MAHLE expects thermal management demand increase

MAHLE expects thermal management demand increase

MAHLE Aftermarket is urging factors to think ahead and prepare for increased demand of thermal management in spring.

As the aftermarket begins to welcome more EV vehicle options, the air conditioning (A/C) system is becoming an all-year requirement, particularly as we head towards the warmer weather, meaning replacement of even the simplest product, or ignoring its replacement, can have a major effect on a customer’s pocket and health, says Alan Povey, quality, warranty, and technical representative at MAHLE Aftermarket.

The company is an OEM in automotive air conditioning and engine cooling, which is reflected in thermal management making up a third of MAHLE’s product range. With 3,421 references in total, customers have access to the most in-demand, OE-quality products so they can offer professional maintenance and efficient replacement.

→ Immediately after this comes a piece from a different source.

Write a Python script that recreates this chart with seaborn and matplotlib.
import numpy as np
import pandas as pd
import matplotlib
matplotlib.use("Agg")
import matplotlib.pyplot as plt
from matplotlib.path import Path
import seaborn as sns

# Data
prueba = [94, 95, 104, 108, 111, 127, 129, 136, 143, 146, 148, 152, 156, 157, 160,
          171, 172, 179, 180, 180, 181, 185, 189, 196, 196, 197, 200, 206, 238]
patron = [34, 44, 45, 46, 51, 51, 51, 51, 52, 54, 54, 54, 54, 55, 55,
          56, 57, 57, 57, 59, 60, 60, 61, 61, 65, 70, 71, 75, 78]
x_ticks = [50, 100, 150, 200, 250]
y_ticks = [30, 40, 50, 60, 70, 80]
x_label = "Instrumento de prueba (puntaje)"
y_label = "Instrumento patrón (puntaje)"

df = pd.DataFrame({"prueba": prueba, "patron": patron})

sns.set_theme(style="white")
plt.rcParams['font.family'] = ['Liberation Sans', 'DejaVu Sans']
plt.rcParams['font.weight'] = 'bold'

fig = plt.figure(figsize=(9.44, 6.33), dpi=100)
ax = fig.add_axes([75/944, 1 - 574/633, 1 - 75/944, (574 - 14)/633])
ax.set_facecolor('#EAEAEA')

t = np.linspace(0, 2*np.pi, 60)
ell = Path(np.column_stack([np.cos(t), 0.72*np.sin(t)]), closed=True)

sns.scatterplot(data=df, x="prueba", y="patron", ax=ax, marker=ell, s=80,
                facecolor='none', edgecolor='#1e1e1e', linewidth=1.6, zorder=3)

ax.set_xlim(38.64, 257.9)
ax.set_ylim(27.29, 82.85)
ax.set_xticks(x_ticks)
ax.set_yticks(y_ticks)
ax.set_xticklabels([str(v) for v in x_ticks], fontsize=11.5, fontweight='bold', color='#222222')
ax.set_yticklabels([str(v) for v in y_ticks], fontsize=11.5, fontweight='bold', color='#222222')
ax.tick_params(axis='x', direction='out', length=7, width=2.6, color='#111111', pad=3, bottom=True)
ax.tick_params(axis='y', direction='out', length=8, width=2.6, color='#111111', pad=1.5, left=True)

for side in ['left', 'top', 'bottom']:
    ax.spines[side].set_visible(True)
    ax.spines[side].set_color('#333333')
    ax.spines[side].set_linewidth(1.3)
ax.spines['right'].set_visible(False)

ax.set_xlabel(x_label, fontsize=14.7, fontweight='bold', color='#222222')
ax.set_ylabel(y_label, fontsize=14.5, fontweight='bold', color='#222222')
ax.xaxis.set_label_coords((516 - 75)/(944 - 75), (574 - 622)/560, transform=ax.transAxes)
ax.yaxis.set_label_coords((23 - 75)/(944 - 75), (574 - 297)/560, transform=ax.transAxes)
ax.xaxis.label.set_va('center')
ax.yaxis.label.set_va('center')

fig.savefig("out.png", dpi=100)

Due to the growing importance of e-mobility, MAHLE’s range covers various components for hybrid and electric vehicles, with 501 SKUs for more than 1,000 applications.

Here, Povey discusses the core products within the thermal management range, offering technical advice on fitment and replacement.

Cabin Filters

Let’s start with the simplest of components: the cabin filter, which can often be bypassed. MAHLE cabin air filters supply the driver and passengers with clean air to breathe, which safeguards their health and well-being.

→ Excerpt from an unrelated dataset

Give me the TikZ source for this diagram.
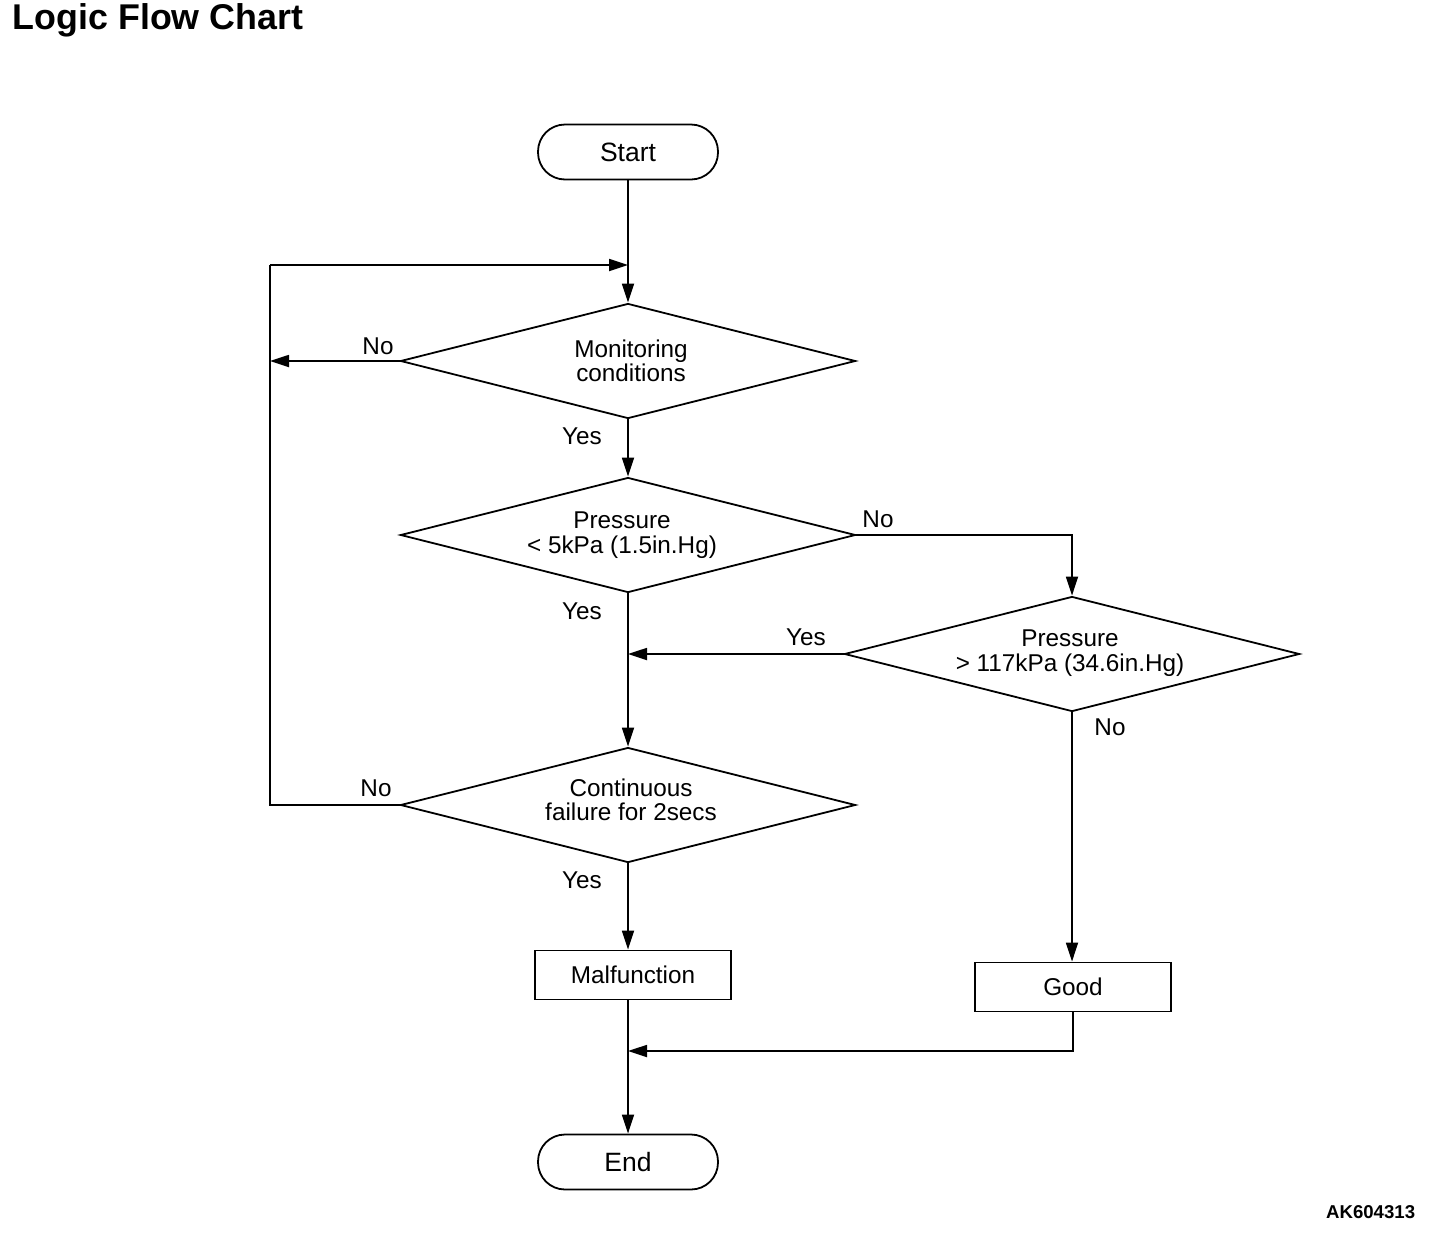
\documentclass[tikz,border=0pt]{standalone}
\usepackage{fontspec}
\setmainfont{Liberation Sans}
\usetikzlibrary{shapes.geometric,arrows.meta}
\begin{document}
\begin{tikzpicture}[x=1pt,y=-1pt,
  line width=1.8pt,
  every node/.style={inner sep=0pt},
  body/.style={font=\fontsize{24.3}{24.5}\selectfont},
  term/.style={draw,rounded corners=27pt,minimum width=180pt,minimum height=55pt,font=\fontsize{26.5}{28}\selectfont},
  dec/.style={draw,diamond,aspect=4,minimum width=455pt,minimum height=115pt,align=center,body},
  dtext/.style={align=center,body},
  proc/.style={draw,rectangle,minimum width=196pt,minimum height=49pt,body},
  lbl/.style={body},
  arr/.style={-{Triangle[length=19pt,width=12pt]}},
]
\useasboundingbox (0,0) rectangle (1456,1248);
\node[anchor=west,font=\fontsize{35.8}{37}\selectfont\bfseries] (title) at (12,20) {Logic Flow Chart};
\node[anchor=east,font=\fontsize{18.6}{20}\selectfont\bfseries] (code) at (1416,1212) {AK604313};

\node[term] (start) at (628,152) {Start};
\node[dec] (d1) at (628,361) {};
\node[dtext] (d1t) at (631,361) {Monitoring\\conditions};
\node[dec] (d2) at (628,535) {};
\node[dtext] (d2t) at (622,535) {Pressure\\{<} 5kPa (1.5in.Hg)};
\node[dec] (d3) at (1072,654) {};
\node[dtext] (d3t) at (1070,653) {Pressure\\{>} 117kPa (34.6in.Hg)};
\node[dec] (d4) at (628,805) {};
\node[dtext] (d4t) at (631,800) {Continuous\\failure for 2secs};
\node[proc] (malf) at (633,975) {Malfunction};
\node[proc] (good) at (1073,987) {Good};
\node[term] (end) at (628,1162) {End};

\coordinate (loopL) at (270,265);
\coordinate (loopM) at (628,265);
\coordinate (d1L) at (270,361);
\coordinate (d3Y) at (628,654);
\coordinate (joinG) at (628,1051);

\draw[arr] (start.south) -- (d1.north);
\draw[arr] (loopL) -- (loopM);
\draw[arr] (d1.west) -- (d1L);
\draw[arr] (d1.south) -- (d2.north);
\draw (d2.south) -- (d3Y);
\draw[arr] (d3Y) -- (d4.north);
\draw[arr] (d2.east) -| (d3.north);
\draw[arr] (d3.west) -- (d3Y);
\draw (d4.west) -| (loopL);
\draw[arr] (d4.south) -- (malf.north -| d4.south);
\draw[arr] (d3.south) -- (good.north -| d3.south);
\draw (malf.south -| d4.south) -- (joinG);
\draw[arr] (joinG) -- (end.north);
\draw[arr] (good.south) |- (joinG);

\node[lbl] (n1) at (378,346) {No};
\node[lbl] (y1) at (582,436) {Yes};
\node[lbl] (n2) at (878,519) {No};
\node[lbl] (y2) at (582,611) {Yes};
\node[lbl] (y3) at (806,637) {Yes};
\node[lbl] (n3) at (1110,727) {No};
\node[lbl] (n4) at (376,788) {No};
\node[lbl] (y4) at (582,880) {Yes};
\end{tikzpicture}
\end{document}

They are also said to reduce the load on the blower, protect heating and air conditioning from contamination, improve air circulation and prevent dangerous fogging of the windows.

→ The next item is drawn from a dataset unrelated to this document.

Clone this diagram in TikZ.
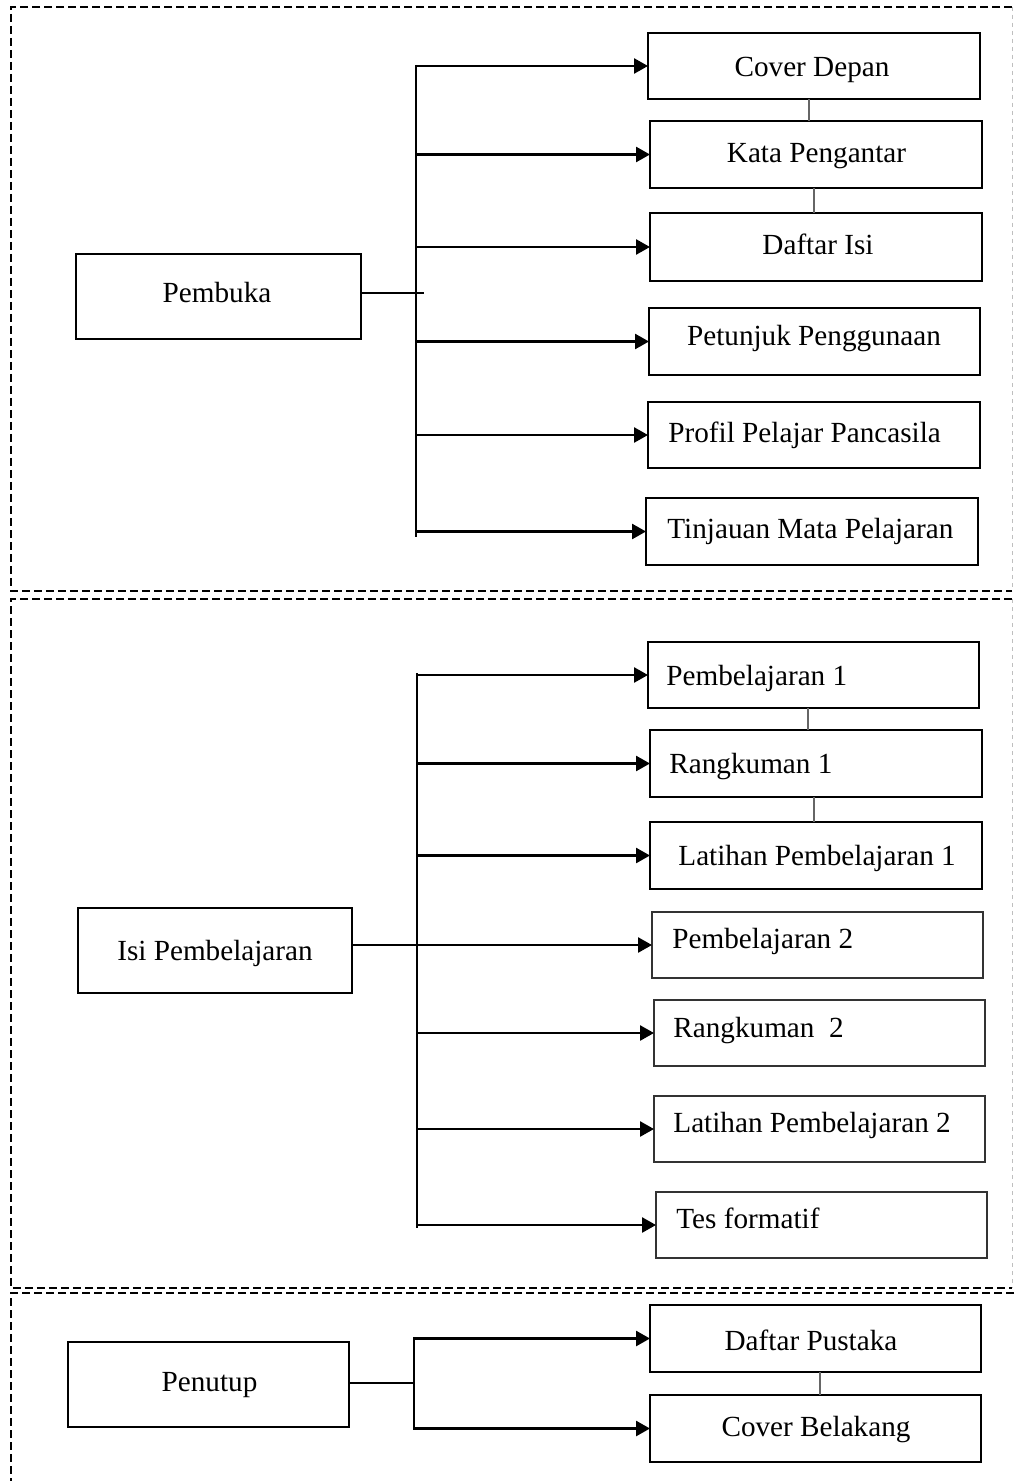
\documentclass[tikz,border=0pt]{standalone}
\usepackage{fontspec}
\setmainfont{Liberation Serif}
\usetikzlibrary{arrows.meta}
\newcommand\mkbox[6][box]{\node[#1, minimum width={(#4-#2)*0.5pt}, minimum height={(#5-#3)*0.5pt}] (#6) at ({(#2+#4)/2},{(#3+#5)/2}) {};}
\begin{document}
\begin{tikzpicture}[x=0.5pt,y=-0.5pt,
 box/.style={draw=black, line width=1.3pt, inner sep=0pt, outer sep=0pt},
 thinbox/.style={draw=black!80, line width=0.75pt, inner sep=0pt, outer sep=0pt},
 lbl/.style={inner sep=0pt, font=\fontsize{14.6}{17}\selectfont},
 conn/.style={line width=1.3pt},
 arr/.style={conn, -{Triangle[length=7pt,width=7.5pt]}},
 link/.style={line width=0.7pt, draw=black!60},
 frame/.style={dash pattern=on 4pt off 2pt, line width=1.1pt},
 frameR/.style={dash pattern=on 2pt off 2pt, line width=0.5pt, draw=black!25}]
\useasboundingbox (0,0) rectangle (1014,1481);
\fill[white] (0,0) rectangle (1014,1481);
\begin{scope}
\clip (0,0) rectangle (1014,1481);
% frames
\draw[frame] (1012,7) -- (11,7) -- (11,591) -- (1012,591);
\draw[frameR] (1012,7) -- (1012,591);
\draw[frame] (1012,599) -- (11,599) -- (11,1288) -- (1012,1288);
\draw[frameR] (1012,599) -- (1012,1288);
\draw[frame] (1014,1293) -- (11,1293) -- (11,1500);
\end{scope}

% ---------- Section 1 ----------
\mkbox{76}{254}{361}{339}{pembuka}
\mkbox{648}{33}{980}{99}{cover}
\mkbox{650}{121}{982}{188}{kata}
\mkbox{650}{213}{982}{281}{daftar}
\mkbox{649}{308}{980}{375}{petunjuk}
\mkbox{648}{402}{980}{468}{profil}
\mkbox{646}{498}{978}{565}{tinjauan}
\node[lbl, anchor=base] (tpembuka) at (217,303) {Pembuka};
\node[lbl, anchor=base] (tcover) at (812,77) {Cover Depan};
\node[lbl, anchor=base] (tkata) at (816.5,163) {Kata Pengantar};
\node[lbl, anchor=base] (tdaftar) at (818,255) {Daftar Isi};
\node[lbl, anchor=base] (tpetunjuk) at (814,345) {Petunjuk Penggunaan};
\node[lbl, anchor=base west] (tprofil) at (668,442) {Profil Pelajar Pancasila};
\node[lbl, anchor=base west] (ttinjauan) at (667,538) {Tinjauan Mata Pelajaran};

\coordinate (t1top) at (416,65);
\coordinate (t1bot) at (416,537);
\coordinate (j1) at (424,293);
\coordinate (l1) at (809,0);
\coordinate (l2) at (814,0);
\draw[conn] (t1top) -- (t1bot);
\draw[conn] (j1 -| pembuka.east) -- (j1);
\foreach \b in {cover,kata,daftar,petunjuk,profil,tinjauan}
  \draw[arr] (t1top |- \b.west) -- (\b.west);
\draw[link] (cover.south -| l1) -- (kata.north -| l1);
\draw[link] (kata.south -| l2) -- (daftar.north -| l2);

% ---------- Section 2 ----------
\mkbox{78}{908}{352}{993}{isi}
\mkbox{648}{642}{979}{708}{pemb1}
\mkbox{650}{730}{982}{797}{rang1}
\mkbox{650}{822}{982}{889}{lat1}
\mkbox[thinbox]{652}{912}{983}{978}{pemb2}
\mkbox[thinbox]{654}{1000}{985}{1066}{rang2}
\mkbox[thinbox]{654}{1096}{985}{1162}{lat2}
\mkbox[thinbox]{656}{1192}{987}{1258}{tes}
\node[lbl, anchor=base] (tisi) at (215,960) {Isi Pembelajaran};
\node[lbl, anchor=base west] (tpemb1) at (666,685) {Pembelajaran 1};
\node[lbl, anchor=base west] (trang1) at (669,773) {Rangkuman 1};
\node[lbl, anchor=base west] (tlat1) at (678,865) {Latihan Pembelajaran 1};
\node[lbl, anchor=base west] (tpemb2) at (672,948) {Pembelajaran 2};
\node[lbl, anchor=base west] (trang2) at (673,1037) {Rangkuman~~2};
\node[lbl, anchor=base west] (tlat2) at (673,1132) {Latihan Pembelajaran 2};
\node[lbl, anchor=base west] (ttes) at (676,1228) {Tes formatif};

\coordinate (t2top) at (417,673);
\coordinate (t2bot) at (417,1228);
\coordinate (l3) at (808,0);
\coordinate (l4) at (814,0);
\draw[conn] (t2top) -- (t2bot);
\foreach \b in {pemb1,rang1,lat1,rang2,lat2,tes}
  \draw[arr] (t2top |- \b.west) -- (\b.west);
\draw[arr] (isi.east |- pemb2.west) -- (pemb2.west);
\draw[link] (pemb1.south -| l3) -- (rang1.north -| l3);
\draw[link] (rang1.south -| l4) -- (lat1.north -| l4);

% ---------- Section 3 ----------
\mkbox{68}{1342}{349}{1427}{penutup}
\mkbox{650}{1305}{981}{1372}{pustaka}
\mkbox{650}{1395}{981}{1462}{belakang}
\node[lbl, anchor=base] (tpenutup) at (209.5,1391) {Penutup};
\node[lbl, anchor=base] (tpustaka) at (811,1350) {Daftar Pustaka};
\node[lbl, anchor=base] (tbelakang) at (816,1436) {Cover Belakang};

\coordinate (j3) at (414,1383);
\coordinate (l5) at (820,0);
\draw[conn] (j3 -| penutup.east) -- (j3);
\draw[arr] (j3 |- belakang.west) -- (j3 |- pustaka.west) -- (pustaka.west);
\draw[arr] (j3) -- (j3 |- belakang.west) -- (belakang.west);
\draw[link] (pustaka.south -| l5) -- (belakang.north -| l5);
\end{tikzpicture}
\end{document}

In addition, the company claims the inside of the windows and fittings remain cleaner for longer. The pleat geometry of MAHLE‘s cabin air filter elements is designed to provide a long service life. The low flow resistance is said to minimise the load on the blowers and thanks to the accurate fit of the filter elements in the housings, bypass air is prevented.

MAHLE recommends changing the cabin air filter every 15,000 km or a minimum of at least once per year. If the cabin air filter fails or is clogged, the pollutant concentration in the interior of the vehicle can apparently increase to six times of that of the outside air.


MAHLE‘s flat tube evaporators deliver high performance in spite of their compact and lightweight design. The company‘s patented BehrOxal® coating technology modifies the aluminium surface such that it assumes hydrophilic properties. As a result, water runs off more easily, enabling the evaporator to dry more quickly. This claims to make the evaporator more resistant to corrosion and less prone to unpleasant odours.


Today’s fuel-efficient engines do not always deliver sufficient waste heat to enable rapid heating of the vehicle cabin, particularly for cold starts and in certain driving conditions. To keep the windows clear and ensure optimum thermal comfort in these situations, additional heating is provided by electric PTC auxiliary heaters that run on energy from the vehicle electronics. The heaters are available with or without an integrated controller.

Featuring the next generation of variable displacement piston compressor technology, MAHLE’s Compact Variable Compressors (CVC) are based on a swash plate simple harmonic motion mechanism. It’s said that the enhanced mechanism performance makes the CVC adaptable to both pneumatic and electronic control.


Thermal and acoustic comfort is crucial in vehicle air conditioning. However, the blower is one of the main sources of noise in the vehicle cabin. MAHLE‘s current blower design concepts claim to meet three separate requirements: they save valuable package space despite increased air flow performance, they are highly efficient, and they form the basis for excellent HVAC system acoustics.


MAHLE produces brazed, flat tube condensers that deliver high performance despite their compact and lightweight design. It’s said they ensure rapid cooling of the passenger compartment thanks to optimum matching of heat transfer and pressure drop on both the coolant and the air side.


Designed to transfer heat created by the engine, cool down the coolant and maintain an engine at a constant temperature, the design and construction of radiators has changed from the older tube construction to an aluminium brazed unit which is lighter and for the same size unit an improved cooling capacity.

The most important component of a cooling module is the coolant cooler, according to MAHLE. It consists of radiator block and coolant boxes with all necessary connections and fasteners. The radiator block is usually made of aluminum and the coolant boxes are either made of glass fibre reinforced plastic or also made of aluminum. Modern Radiator construction where the coolant tubes and cooling fins are brazed together, results in improved heat transfer.

Thermostats and valves

The diverse tasks of engine cooling can only be realised by intelligent control of the resulting energy flows. For example, different systems and engine components must be supplied with coolant as required – in modern systems even at different temperature levels and in different cooling circuits.

Control systems from MAHLE, such as dual thermostats, reportedly ensure demand-based, precise temperature control and thus more efficient operation, reduced consumption, less wear, and reduced emissions.